# propeller theft



## hells bells (Mar 17, 2008)

THEFT OF PROPELLER AT MOSQUITO AIRCRAFT MUSEUM


The propeller mounted on top our memorial dedicated to the Mosquito aircrews who lost their lives during WW2. was Stolen from the museum at the end of 2007



If anyone has any information please contact DHAMT through the contacts link

address
PO. Box 107
Salisbury Hall
London Colney
Hertfordshire
AL2 1EX
Tel: 01727 826400 (Telephone - Answerphone - Fax)
Tel: 01727 822051 (Information only)
Registered Office As Above
Registered in England No. 1682401
Registered Under Charity's Act 1960. No. 286794


For de Havilland aircraft technical questions contact 

John Stride at [email protected] or Ralph Steiner at [email protected]
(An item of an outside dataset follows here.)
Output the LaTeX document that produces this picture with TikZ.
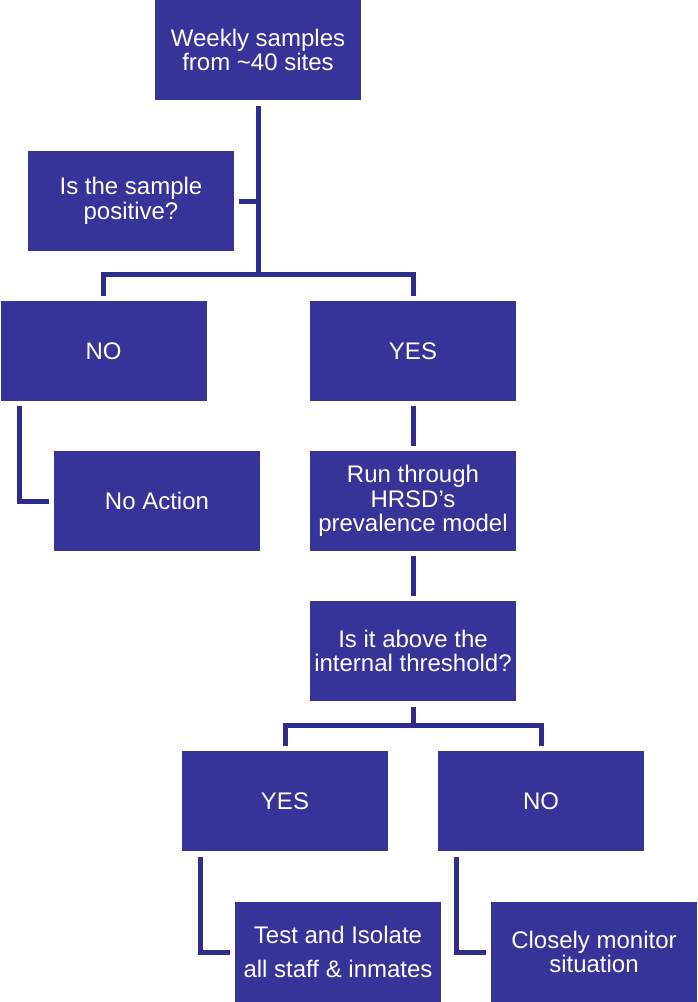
\documentclass[tikz,border=0pt]{standalone}
\usepackage{fontspec}
\setmainfont{Liberation Sans}
\definecolor{boxfill}{RGB}{54,52,152}
\definecolor{linecol}{RGB}{46,45,140}
\begin{document}
\begin{tikzpicture}[x=1pt,y=-1pt,
  box/.style={rectangle, fill=boxfill, draw=none, minimum width=206pt, minimum height=100pt,
    inner sep=0pt, text=white, align=center, font=\fontsize{24}{24.5}\selectfont},
  conn/.style={draw=linecol, line width=5pt, line join=miter, line cap=butt}]
\useasboundingbox (0,0) rectangle (697,1002);
\node[box] (b1) at (258,50) {Weekly samples\\from \textasciitilde40 sites};
\node[box] (b2) at (131,201) {Is the sample\\positive?};
\node[box] (b3) at (103.5,351) {NO};
\node[box] (b4) at (413,351) {YES};
\node[box] (b5) at (157,501) {No Action};
\node[box] (b6) at (413,501) {Run through\\HRSD’s\\prevalence model};
\node[box] (b7) at (413,651) {Is it above the\\internal threshold?};
\node[box] (b8) at (285,801) {YES};
\node[box] (b9) at (541,801) {NO};
\node[box] (b10) at (338,952) {Test and Isolate\\[10pt]all staff \& inmates};
\node[box] (b11) at (594,952) {Closely monitor\\situation};
\coordinate (j1) at (258,275);
\coordinate (j2) at (413,726);
% top stem
\draw[conn, shorten <=6pt] (b1.south) -- (j1);
\draw[conn, shorten <=5pt] (b2.east) -- (b2.east -| b1.south);
\draw[conn, shorten <=5pt, shorten >=5pt] (b3.north) -- ++(0,-26) -| (b4.north);
% NO -> No Action
\draw[conn, shorten <=5pt, shorten >=5pt] ([xshift=19.5pt]b3.south west) |- (b5.west);
% YES chain
\draw[conn, shorten <=5pt, shorten >=5pt] (b4.south) -- (b6.north);
\draw[conn, shorten <=5pt, shorten >=5pt] (b6.south) -- (b7.north);
\draw[conn, shorten <=6pt] (b7.south) -- (j2);
\draw[conn, shorten <=5pt, shorten >=5pt] (b8.north) -- ++(0,-25) -| (b9.north);
\draw[conn, shorten <=6pt, shorten >=5pt] ([xshift=18.5pt]b8.south west) |- (b10.west);
\draw[conn, shorten <=6pt, shorten >=5pt] ([xshift=18.5pt]b9.south west) |- (b11.west);
\end{tikzpicture}
\end{document}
The museums Main Hangar Clubroom are available for hire for meetings, talks and parties
for details contact Ralph Steiner on Tel: 020-8954-5080


----------



## A4K (Mar 17, 2008)

Bastards...

Hope you get the prop back.


----------



## Konigstiger205 (Mar 17, 2008)

Damn idiots..I hope they'll be caught soon and get that propeller back where it belongs...


----------



## hells bells (Mar 17, 2008)

i think its a given that it is on a ship to china by now,the price of scrap metal has gone off the scale in the uk,only thing is the thieves have know idea of the emotional attachment decent people have to memorials like this one.
i am not involved with the museum,i have visited twice and also log on to the website every week,as i do with most mossy websites,all publicity i think will serve to keep the theft fresh in peoples minds


----------



## A4K (Mar 17, 2008)

In Hungary too, alot of memorials to events and famous people have been stripped of their metal recently, most notably from graves. There are alot of poor people here, and the smelters don't ask questions...


----------



## Heinz (Mar 17, 2008)

I read that in Flypast, a bloody disgrace! ing


----------



## Thorlifter (Mar 17, 2008)

Bring back public flogging!


----------



## ccheese (Mar 17, 2008)

Damn shame some people are so inconsiderate..... I agree with TL....

Charles


----------



## broke91hatch (Mar 17, 2008)

Wow, I can't believe people would show such a lack of respect for history that way. I hope you recover the prop.


----------



## Matt308 (Mar 17, 2008)

Blame it on MethHeads and the Chinese. They are doing the same thing here. Just a week ago, they stole all the wiring for the lights along 4 miles!! of freeway. Apparently they didn't even attempt to hide their activity. They showed up on trucks, lights flashing and wearing hi-viz vests like a road worker. Dis gusting.


----------



## Njaco (Mar 17, 2008)

Freakin oxygen thiefs! Low life scum.


----------



## Heinz (Mar 17, 2008)

THe Police recovered 3 tons of copper wire stolen from Melbournes railway system, it was due for China suprise, suprise. THere have been delays all thanks to these bastards stealing the overhead wiring components!


----------



## wilbur1 (Mar 18, 2008)

We had a problem here in town of people stealing headstones and urns from the graveyards, thank god the recycling place these crackheads took them to knew what they were and just kept letting them bring em in. the whole time they were doing this someone was getting pics of these dirtbags. It went on for about 2 weeks then the cops arrested all 48 of them!


----------



## A4K (Mar 18, 2008)

Glad to hear it! Thank god not everyone just thinks about the money!


----------